Task statement => Below, locate the line that contains "Generate a component". Repeat exactly from that line to the line that contains "const noTdiError = [1.43, 0.77, 0.55, 0.5, 0.51, 0.51, 0.55];", inclusive, leaving out the pictures.

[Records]
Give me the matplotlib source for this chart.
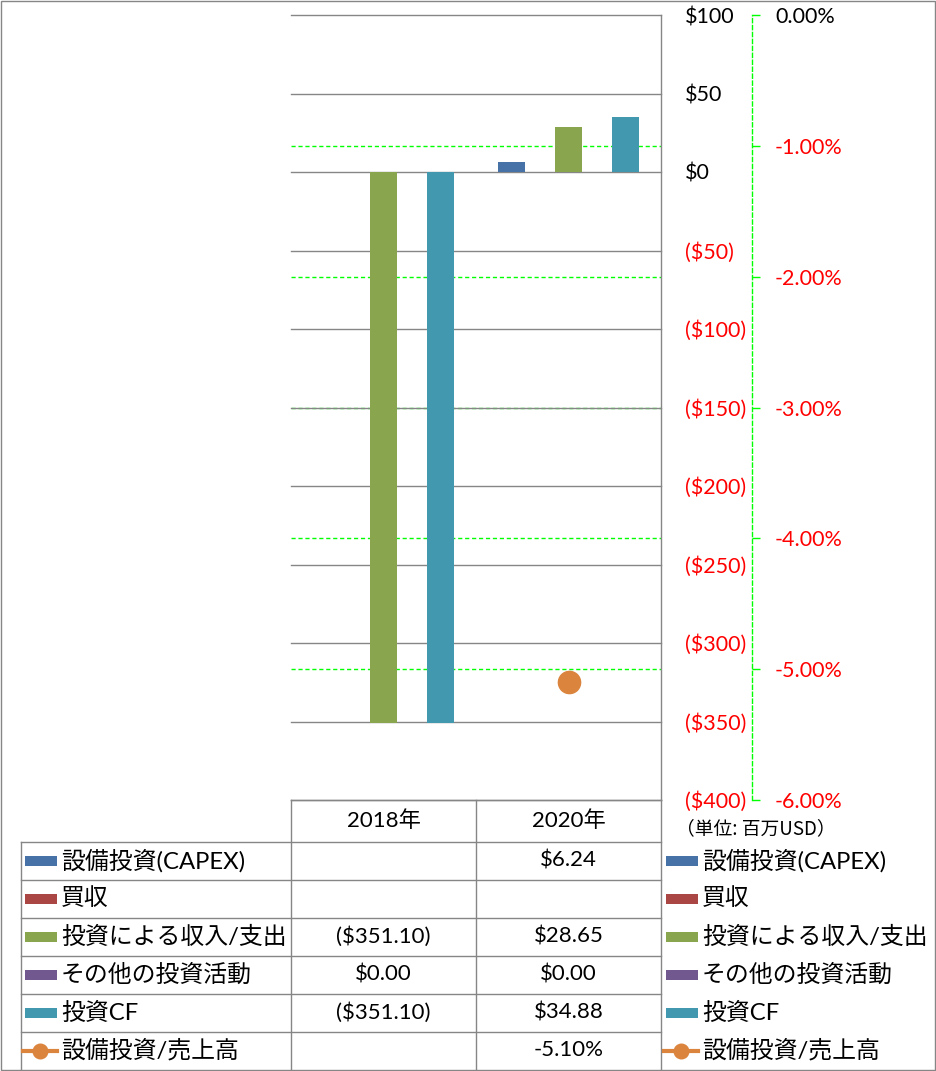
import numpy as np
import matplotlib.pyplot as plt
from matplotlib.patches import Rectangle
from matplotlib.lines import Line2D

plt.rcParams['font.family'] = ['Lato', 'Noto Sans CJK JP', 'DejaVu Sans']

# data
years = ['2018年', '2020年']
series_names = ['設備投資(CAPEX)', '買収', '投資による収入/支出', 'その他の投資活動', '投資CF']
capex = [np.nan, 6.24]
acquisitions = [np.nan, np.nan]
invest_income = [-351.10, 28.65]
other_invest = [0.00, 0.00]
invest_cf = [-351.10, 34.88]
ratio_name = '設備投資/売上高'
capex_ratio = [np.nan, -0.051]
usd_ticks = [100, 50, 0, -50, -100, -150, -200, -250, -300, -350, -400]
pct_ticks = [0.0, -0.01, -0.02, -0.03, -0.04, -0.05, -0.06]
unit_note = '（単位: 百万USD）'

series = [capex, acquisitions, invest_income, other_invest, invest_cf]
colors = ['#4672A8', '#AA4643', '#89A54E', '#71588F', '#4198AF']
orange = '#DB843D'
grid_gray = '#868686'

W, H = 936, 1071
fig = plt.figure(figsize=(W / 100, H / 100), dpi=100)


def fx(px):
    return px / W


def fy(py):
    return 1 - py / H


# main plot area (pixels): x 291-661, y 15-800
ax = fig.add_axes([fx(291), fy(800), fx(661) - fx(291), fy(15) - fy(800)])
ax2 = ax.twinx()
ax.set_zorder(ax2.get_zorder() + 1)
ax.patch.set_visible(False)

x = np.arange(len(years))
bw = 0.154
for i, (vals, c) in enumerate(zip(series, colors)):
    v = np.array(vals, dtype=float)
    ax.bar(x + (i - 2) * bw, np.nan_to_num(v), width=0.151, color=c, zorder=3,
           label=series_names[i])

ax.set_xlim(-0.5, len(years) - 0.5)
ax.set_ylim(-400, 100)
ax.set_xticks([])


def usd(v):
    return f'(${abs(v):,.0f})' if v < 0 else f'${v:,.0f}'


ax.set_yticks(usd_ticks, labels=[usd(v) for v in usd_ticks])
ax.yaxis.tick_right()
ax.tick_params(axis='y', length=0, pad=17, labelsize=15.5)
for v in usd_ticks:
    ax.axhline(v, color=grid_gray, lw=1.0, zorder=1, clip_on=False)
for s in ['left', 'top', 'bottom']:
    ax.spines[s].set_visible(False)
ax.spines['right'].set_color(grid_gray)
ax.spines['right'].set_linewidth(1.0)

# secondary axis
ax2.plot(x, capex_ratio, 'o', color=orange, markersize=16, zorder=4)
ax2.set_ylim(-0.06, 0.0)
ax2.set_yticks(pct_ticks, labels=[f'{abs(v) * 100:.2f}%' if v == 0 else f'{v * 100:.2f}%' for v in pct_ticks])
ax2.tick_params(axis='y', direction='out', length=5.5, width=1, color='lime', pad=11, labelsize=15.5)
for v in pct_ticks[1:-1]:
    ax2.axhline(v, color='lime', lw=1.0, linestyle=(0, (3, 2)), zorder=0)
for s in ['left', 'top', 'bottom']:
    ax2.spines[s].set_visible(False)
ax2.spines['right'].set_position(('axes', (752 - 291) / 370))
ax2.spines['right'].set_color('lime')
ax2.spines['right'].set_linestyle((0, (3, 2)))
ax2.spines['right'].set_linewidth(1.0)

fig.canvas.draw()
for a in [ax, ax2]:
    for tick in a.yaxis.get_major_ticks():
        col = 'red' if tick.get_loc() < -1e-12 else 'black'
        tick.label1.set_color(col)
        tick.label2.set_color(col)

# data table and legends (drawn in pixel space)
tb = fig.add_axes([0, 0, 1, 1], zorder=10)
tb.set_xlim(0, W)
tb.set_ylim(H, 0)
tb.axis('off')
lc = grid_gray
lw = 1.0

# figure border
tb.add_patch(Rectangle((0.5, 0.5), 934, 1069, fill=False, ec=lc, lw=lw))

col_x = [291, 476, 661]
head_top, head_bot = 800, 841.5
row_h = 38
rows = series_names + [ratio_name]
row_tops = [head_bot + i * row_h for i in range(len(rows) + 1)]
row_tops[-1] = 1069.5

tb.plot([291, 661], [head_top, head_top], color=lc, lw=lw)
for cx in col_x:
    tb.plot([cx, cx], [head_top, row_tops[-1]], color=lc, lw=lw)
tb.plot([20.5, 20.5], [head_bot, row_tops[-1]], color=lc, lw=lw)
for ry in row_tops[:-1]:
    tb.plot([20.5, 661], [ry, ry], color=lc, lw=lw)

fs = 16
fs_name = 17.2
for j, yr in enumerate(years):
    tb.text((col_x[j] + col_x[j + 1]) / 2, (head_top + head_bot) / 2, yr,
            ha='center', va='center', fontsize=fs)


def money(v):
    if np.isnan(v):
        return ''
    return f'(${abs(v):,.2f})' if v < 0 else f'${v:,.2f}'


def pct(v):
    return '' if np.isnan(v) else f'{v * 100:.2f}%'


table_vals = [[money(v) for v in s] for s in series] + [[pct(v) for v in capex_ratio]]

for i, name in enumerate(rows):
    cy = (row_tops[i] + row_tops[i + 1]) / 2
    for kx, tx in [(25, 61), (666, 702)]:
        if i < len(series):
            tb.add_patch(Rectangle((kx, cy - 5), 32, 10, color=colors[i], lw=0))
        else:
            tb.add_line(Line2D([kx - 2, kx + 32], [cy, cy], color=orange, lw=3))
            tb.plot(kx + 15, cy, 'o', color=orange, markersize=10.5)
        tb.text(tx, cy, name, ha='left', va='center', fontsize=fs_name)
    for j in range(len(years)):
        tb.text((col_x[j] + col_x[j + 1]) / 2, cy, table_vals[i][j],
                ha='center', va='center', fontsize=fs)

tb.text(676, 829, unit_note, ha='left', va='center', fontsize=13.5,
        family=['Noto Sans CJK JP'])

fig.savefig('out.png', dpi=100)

--

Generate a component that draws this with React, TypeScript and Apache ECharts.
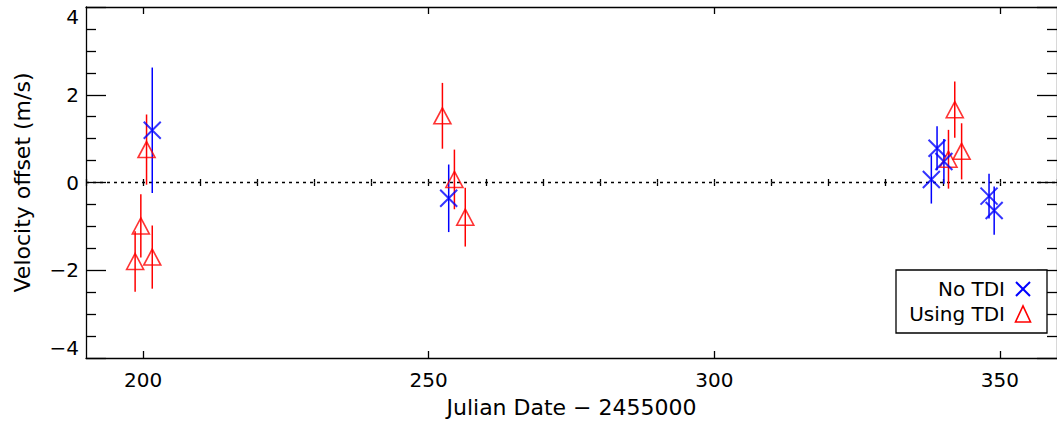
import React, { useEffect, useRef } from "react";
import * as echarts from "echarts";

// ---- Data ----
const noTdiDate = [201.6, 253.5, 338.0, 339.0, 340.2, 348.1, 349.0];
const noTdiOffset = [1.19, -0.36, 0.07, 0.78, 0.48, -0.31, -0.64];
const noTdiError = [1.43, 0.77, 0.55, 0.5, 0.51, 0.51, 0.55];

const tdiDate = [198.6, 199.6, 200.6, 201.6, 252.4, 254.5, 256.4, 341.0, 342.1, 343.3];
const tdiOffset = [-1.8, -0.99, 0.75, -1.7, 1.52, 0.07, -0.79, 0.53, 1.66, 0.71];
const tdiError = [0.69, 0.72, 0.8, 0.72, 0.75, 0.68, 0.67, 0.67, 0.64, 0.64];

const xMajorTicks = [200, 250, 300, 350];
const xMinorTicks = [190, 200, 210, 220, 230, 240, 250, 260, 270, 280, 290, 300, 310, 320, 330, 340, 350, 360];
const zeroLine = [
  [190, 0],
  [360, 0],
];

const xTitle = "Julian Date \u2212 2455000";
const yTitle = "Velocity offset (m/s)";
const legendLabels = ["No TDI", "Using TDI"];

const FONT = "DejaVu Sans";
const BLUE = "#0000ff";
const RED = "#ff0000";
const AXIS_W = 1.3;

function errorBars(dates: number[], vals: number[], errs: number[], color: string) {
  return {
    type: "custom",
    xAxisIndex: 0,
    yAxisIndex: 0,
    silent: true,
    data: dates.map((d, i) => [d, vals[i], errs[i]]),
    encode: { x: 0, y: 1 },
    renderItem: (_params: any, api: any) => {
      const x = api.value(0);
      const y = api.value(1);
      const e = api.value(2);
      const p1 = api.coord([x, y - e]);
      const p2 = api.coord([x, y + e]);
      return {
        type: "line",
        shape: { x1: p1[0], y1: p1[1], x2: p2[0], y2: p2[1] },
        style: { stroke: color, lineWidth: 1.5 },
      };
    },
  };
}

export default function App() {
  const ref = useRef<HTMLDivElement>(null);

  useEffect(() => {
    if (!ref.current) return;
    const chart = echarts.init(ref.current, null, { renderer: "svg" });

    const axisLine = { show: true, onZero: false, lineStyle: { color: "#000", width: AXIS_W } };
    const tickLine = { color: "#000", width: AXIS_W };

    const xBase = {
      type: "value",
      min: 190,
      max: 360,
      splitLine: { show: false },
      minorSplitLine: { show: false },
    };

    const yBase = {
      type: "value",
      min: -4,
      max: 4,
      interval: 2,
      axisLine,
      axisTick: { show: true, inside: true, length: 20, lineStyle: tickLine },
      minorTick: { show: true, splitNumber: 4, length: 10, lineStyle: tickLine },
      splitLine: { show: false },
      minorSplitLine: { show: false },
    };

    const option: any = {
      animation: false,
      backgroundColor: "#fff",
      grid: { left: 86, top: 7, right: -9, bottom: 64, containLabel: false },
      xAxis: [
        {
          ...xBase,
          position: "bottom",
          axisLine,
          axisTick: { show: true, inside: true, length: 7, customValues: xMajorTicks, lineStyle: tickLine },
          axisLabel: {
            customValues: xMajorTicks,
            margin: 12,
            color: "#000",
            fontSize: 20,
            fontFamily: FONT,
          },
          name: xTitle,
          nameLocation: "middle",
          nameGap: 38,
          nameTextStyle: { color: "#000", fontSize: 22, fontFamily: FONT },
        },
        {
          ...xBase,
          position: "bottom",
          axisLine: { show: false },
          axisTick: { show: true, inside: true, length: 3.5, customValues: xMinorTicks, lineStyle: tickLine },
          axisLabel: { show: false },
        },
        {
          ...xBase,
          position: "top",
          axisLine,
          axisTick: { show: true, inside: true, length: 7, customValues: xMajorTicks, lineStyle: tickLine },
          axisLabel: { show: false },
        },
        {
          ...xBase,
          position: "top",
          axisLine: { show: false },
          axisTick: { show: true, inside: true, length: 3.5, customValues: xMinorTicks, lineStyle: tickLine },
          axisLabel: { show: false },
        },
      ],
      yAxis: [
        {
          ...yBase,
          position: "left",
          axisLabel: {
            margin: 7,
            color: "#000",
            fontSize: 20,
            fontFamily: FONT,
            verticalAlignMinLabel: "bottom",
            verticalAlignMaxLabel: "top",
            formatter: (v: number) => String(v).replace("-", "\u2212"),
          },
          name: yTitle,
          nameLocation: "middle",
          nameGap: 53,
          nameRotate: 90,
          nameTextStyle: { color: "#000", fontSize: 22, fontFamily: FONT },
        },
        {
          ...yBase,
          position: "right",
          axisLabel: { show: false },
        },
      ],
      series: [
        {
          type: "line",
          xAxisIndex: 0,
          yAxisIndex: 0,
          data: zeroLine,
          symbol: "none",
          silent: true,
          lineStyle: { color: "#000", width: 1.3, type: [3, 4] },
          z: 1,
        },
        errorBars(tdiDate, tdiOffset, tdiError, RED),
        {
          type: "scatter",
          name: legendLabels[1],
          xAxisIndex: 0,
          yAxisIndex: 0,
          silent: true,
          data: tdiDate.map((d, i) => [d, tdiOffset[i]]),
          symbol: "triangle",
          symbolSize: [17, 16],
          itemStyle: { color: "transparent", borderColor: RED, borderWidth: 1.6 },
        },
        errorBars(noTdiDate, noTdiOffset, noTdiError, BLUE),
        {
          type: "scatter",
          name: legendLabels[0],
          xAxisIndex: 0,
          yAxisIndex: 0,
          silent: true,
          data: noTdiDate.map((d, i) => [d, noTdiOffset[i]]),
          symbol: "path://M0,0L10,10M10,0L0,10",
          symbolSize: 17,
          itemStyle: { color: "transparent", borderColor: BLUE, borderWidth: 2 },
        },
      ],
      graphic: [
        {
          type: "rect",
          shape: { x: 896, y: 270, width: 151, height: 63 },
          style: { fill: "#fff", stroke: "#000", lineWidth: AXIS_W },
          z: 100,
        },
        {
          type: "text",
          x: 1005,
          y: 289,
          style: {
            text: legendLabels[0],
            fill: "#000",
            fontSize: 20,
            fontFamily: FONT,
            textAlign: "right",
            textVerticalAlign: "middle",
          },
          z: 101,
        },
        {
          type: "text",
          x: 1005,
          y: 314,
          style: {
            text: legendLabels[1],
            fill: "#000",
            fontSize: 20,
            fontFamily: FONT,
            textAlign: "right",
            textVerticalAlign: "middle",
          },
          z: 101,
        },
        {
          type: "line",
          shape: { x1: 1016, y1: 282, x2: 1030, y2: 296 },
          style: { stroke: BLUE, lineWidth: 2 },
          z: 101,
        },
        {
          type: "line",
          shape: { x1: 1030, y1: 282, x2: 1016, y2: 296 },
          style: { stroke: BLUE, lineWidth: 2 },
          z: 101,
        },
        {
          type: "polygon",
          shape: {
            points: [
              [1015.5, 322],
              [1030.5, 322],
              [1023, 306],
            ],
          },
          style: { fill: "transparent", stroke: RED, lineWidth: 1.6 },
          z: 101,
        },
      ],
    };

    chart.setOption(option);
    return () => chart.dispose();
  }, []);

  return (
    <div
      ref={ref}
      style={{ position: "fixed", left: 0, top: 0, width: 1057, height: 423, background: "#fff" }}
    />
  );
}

==

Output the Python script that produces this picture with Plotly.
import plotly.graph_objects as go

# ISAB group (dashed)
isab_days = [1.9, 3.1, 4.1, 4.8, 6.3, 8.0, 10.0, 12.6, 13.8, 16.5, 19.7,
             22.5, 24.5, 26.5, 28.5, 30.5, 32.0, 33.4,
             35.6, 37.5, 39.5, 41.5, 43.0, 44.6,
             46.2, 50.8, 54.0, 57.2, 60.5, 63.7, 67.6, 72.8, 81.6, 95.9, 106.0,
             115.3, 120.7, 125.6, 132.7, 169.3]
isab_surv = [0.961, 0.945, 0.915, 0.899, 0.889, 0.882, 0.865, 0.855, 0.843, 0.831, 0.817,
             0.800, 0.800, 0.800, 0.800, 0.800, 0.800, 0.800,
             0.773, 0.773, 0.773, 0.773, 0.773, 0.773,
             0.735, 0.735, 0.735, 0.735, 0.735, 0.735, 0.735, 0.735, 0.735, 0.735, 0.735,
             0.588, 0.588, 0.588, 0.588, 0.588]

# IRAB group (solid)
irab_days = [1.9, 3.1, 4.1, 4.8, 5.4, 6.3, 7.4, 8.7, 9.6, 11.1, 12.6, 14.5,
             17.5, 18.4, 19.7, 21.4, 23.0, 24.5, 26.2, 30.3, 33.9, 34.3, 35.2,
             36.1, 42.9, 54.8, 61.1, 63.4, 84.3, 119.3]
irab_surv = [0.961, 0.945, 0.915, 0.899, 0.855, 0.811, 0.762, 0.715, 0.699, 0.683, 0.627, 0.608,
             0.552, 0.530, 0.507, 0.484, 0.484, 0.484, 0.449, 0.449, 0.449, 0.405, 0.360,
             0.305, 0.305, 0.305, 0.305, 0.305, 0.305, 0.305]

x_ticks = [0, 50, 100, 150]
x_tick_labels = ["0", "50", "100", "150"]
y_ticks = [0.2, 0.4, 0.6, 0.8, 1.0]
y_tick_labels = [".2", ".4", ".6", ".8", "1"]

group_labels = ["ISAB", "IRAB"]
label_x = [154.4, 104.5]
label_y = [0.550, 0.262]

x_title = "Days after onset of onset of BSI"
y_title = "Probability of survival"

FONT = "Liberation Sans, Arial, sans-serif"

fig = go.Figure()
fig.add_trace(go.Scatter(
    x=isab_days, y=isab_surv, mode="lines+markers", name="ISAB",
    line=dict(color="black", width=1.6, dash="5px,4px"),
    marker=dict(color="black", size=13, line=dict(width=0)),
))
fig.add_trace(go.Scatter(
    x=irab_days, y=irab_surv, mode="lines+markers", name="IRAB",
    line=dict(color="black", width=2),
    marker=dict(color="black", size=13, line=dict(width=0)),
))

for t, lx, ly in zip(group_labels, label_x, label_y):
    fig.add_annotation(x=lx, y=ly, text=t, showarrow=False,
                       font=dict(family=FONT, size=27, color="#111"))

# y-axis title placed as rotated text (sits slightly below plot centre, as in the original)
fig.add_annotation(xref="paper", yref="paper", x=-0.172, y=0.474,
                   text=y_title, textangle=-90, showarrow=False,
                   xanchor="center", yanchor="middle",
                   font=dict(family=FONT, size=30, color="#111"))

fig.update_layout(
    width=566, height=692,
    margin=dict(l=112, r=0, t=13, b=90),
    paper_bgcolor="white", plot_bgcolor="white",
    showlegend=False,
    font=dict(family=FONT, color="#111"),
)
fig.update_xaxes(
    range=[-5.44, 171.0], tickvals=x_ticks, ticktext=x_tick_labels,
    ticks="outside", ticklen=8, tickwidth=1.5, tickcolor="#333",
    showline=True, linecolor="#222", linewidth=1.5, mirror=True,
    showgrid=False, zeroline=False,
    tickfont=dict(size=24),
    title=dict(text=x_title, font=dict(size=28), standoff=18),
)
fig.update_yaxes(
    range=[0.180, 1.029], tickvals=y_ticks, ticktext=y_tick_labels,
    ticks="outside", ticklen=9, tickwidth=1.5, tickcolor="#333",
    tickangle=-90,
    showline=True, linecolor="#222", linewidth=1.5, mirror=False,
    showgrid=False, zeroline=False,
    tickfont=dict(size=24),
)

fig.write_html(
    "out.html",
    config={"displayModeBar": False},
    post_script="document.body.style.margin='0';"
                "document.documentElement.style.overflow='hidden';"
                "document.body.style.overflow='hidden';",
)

Expected output =>
Generate a component that draws this with React, TypeScript and Apache ECharts.
import React, { useEffect, useRef } from "react";
import * as echarts from "echarts";

// ---- Data ----
const noTdiDate = [201.6, 253.5, 338.0, 339.0, 340.2, 348.1, 349.0];
const noTdiOffset = [1.19, -0.36, 0.07, 0.78, 0.48, -0.31, -0.64];
const noTdiError = [1.43, 0.77, 0.55, 0.5, 0.51, 0.51, 0.55];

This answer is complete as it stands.